Cet absolu sentiment de solitude, de non-sens même. « Peut-être même que je ne crois pas en Vous ». Ce texte me touche profondément. Elle se montre dans son dénuement spirituel… « au bord extrême du néant ». Je rapproche ces mots du : « Pourquoi m’as-tu abandonné ? » du Golgotha.
Et puis, il y a ce « MAIS »… et ces mots qui se rapprochent si bien dans leur contradiction :
« Au plus loin de Dieu, à l’évidence.
Au plus près de Dieu, mystérieusement ».
Ce matin, la mort d’un ami me fait vivre ces mots encore plus fort. Il est mort … au plus loin de nous, à l’évidence. Au plus près de nous, mystérieusement.

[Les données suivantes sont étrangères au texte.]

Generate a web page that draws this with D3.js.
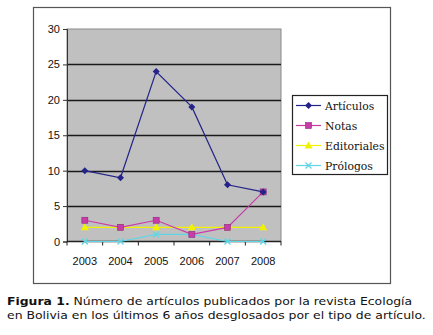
<!DOCTYPE html>
<html>
<head>
<meta charset="utf-8">
<script src="https://cdn.jsdelivr.net/npm/d3@7"></script>
<style>
  body { margin: 0; background: #fff; }
  #chart { position: absolute; left: 0; top: 0; }
</style>
</head>
<body>
<div id="chart"></div>
<script>
// data
var years = ["2003", "2004", "2005", "2006", "2007", "2008"];
var articulos = [10, 9, 24, 19, 8, 7];
var notas = [3, 2, 3, 1, 2, 7];
var editoriales = [2, 2, 2, 2, 2, 2];
var prologos = [0, 0, 1, 1, 0, 0];
var yTicks = [0, 5, 10, 15, 20, 25, 30];
var seriesNames = ["Artículos", "Notas", "Editoriales", "Prólogos"];

var series = [
    { name: seriesNames[0], values: articulos, color: "#23238a", marker: "diamond" },
    { name: seriesNames[1], values: notas, color: "#c83ca8", marker: "square" },
    { name: seriesNames[2], values: editoriales, color: "#f2f200", marker: "triangle" },
    { name: seriesNames[3], values: prologos, color: "#5fd6e6", marker: "cross" }
];

var W = 433, H = 335;
var plot = { left: 67, top: 29, right: 281, bottom: 241.5 };

var svg = d3.select("#chart")
    .append("svg")
    .attr("width", W)
    .attr("height", H);

// outer chart frame
svg.append("rect")
    .attr("x", 33.5).attr("y", 7.5)
    .attr("width", 357).attr("height", 276)
    .attr("fill", "#fff")
    .attr("stroke", "#555")
    .attr("stroke-width", 1.2);

var x = d3.scaleBand()
    .domain(years)
    .range([plot.left, plot.right]);

var y = d3.scaleLinear()
    .domain([0, 30])
    .range([plot.bottom, plot.top]);

// plot area
svg.append("rect")
    .attr("x", plot.left).attr("y", plot.top)
    .attr("width", plot.right - plot.left)
    .attr("height", plot.bottom - plot.top)
    .attr("fill", "#c0c0c0")
    .attr("stroke", "#8a8a8a")
    .attr("stroke-width", 1);

// gridlines
svg.append("g")
    .selectAll("line")
    .data(yTicks.filter(function (d) { return d > 0 && d < 30; }))
    .enter()
    .append("line")
    .attr("x1", plot.left).attr("x2", plot.right)
    .attr("y1", function (d) { return Math.round(y(d)) + 0.5; })
    .attr("y2", function (d) { return Math.round(y(d)) + 0.5; })
    .attr("stroke", "#1a1a1a")
    .attr("stroke-width", 1.3);

// y axis
var yAxis = svg.append("g")
    .attr("transform", "translate(" + plot.left + ",0)")
    .call(d3.axisLeft(y).tickValues(yTicks).tickSize(4).tickPadding(3));
yAxis.select(".domain").attr("stroke", "#333");
yAxis.selectAll(".tick line").attr("stroke", "#333");
yAxis.selectAll("text")
    .attr("font-family", "Liberation Sans, Arial, sans-serif")
    .attr("font-size", 11)
    .attr("fill", "#111");

// x axis: ticks at category boundaries
var xAxis = svg.append("g")
    .attr("transform", "translate(0," + plot.bottom + ")");
xAxis.append("line")
    .attr("x1", plot.left).attr("x2", plot.right)
    .attr("y1", 0).attr("y2", 0)
    .attr("stroke", "#222").attr("stroke-width", 1.3);
xAxis.selectAll(".xtick")
    .data(years.concat(["end"]))
    .enter()
    .append("line")
    .attr("class", "xtick")
    .attr("x1", function (d, i) { return i < years.length ? x(d) : plot.right; })
    .attr("x2", function (d, i) { return i < years.length ? x(d) : plot.right; })
    .attr("y1", 0).attr("y2", 4)
    .attr("stroke", "#222");
xAxis.selectAll(".xlabel")
    .data(years)
    .enter()
    .append("text")
    .attr("class", "xlabel")
    .attr("x", function (d) { return x(d) + x.bandwidth() / 2; })
    .attr("y", 23)
    .attr("text-anchor", "middle")
    .attr("font-family", "Liberation Sans, Arial, sans-serif")
    .attr("font-size", 11)
    .attr("fill", "#111")
    .text(function (d) { return d; });

var cx = function (d, i) { return x(years[i]) + x.bandwidth() / 2; };

var line = d3.line()
    .x(cx)
    .y(function (d) { return y(d); });

function drawMarker(g, type, color) {
    if (type === "diamond") {
        g.append("path").attr("d", "M0,-3.5L3.5,0L0,3.5L-3.5,0Z").attr("fill", color);
    } else if (type === "square") {
        g.append("rect").attr("x", -3).attr("y", -3).attr("width", 6).attr("height", 6)
            .attr("fill", color).attr("stroke", "#8a2a80").attr("stroke-width", 0.6);
    } else if (type === "triangle") {
        g.append("path").attr("d", "M0,-4L4,3L-4,3Z").attr("fill", color);
    } else {
        g.append("path").attr("d", "M-3,-3L3,3M-3,3L3,-3").attr("stroke", color).attr("stroke-width", 1.3);
    }
}

// series drawn back to front
series.slice().reverse().forEach(function (s) {
    svg.append("path")
        .datum(s.values)
        .attr("d", line)
        .attr("fill", "none")
        .attr("stroke", s.color)
        .attr("stroke-width", 1.2);
    s.values.forEach(function (v, i) {
        var g = svg.append("g")
            .attr("transform", "translate(" + cx(v, i) + "," + y(v) + ")");
        drawMarker(g, s.marker, s.color);
    });
});

// legend
var leg = svg.append("g").attr("transform", "translate(292,95)");
leg.append("rect")
    .attr("x", 0.5).attr("y", 0.5)
    .attr("width", 95).attr("height", 79)
    .attr("fill", "#fff")
    .attr("stroke", "#222")
    .attr("stroke-width", 1.2);
series.forEach(function (s, i) {
    var ly = 10.5 + i * 20;
    leg.append("line")
        .attr("x1", 4).attr("x2", 29)
        .attr("y1", ly).attr("y2", ly)
        .attr("stroke", s.color).attr("stroke-width", 1.2);
    var g = leg.append("g").attr("transform", "translate(16.5," + ly + ")");
    drawMarker(g, s.marker, s.color);
    leg.append("text")
        .attr("x", 33).attr("y", ly + 4)
        .attr("font-family", "DejaVu Serif, serif")
        .attr("font-size", 10.8)
        .attr("fill", "#111")
        .text(s.name);
});

// caption (reference glyphs are wide, so stretch horizontally)
var cap = svg.append("text")
    .attr("transform", "translate(7,0) scale(1.13,1)")
    .attr("font-family", "DejaVu Sans, Verdana, sans-serif")
    .attr("font-size", 11)
    .attr("fill", "#111");
cap.append("tspan").attr("x", 0).attr("y", 305)
    .attr("font-weight", "bold").text("Figura 1.");
cap.append("tspan").text(" Número de artículos publicados por la revista Ecología");
cap.append("tspan").attr("x", 0).attr("y", 319)
    .text("en Bolivia en los últimos 6 años desglosados por el tipo de artículo.");
</script>
</body>
</html>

Mystère de la mort, mystère de la Vie.
Mystère de l’Amour, mystère de Dieu.
Mais une conviction plus forte que tout : je crois.
« Je demeure en sentinelle, envers et malgré tout ».
Bonjour Olivier
" Mon Dieu, je ne vous aime pas ."(Poétesse Marie Noël )
Que fait naître en nous cette prière .?
C'est une grande dame que tu nous fais
découvrir . J'ai trouvé sur internet toute sa vie
décrite . C'est une clef pour la vie, magnifique .C'est vrai elle écrit des choses tristes .
Elle met en poésies la tristesse et les malheurs de la vie de tous .
Parle avec une voie douce en chantonnant.
Elle écrit, joue du piano, et chante .
Marie Noël est très joyeuse .
Moi Je trouve qu' elle nous rapproche
* Du monde des anges.*
Les phrases de la prière sont à choisir pour les différentes étapes de notre vie.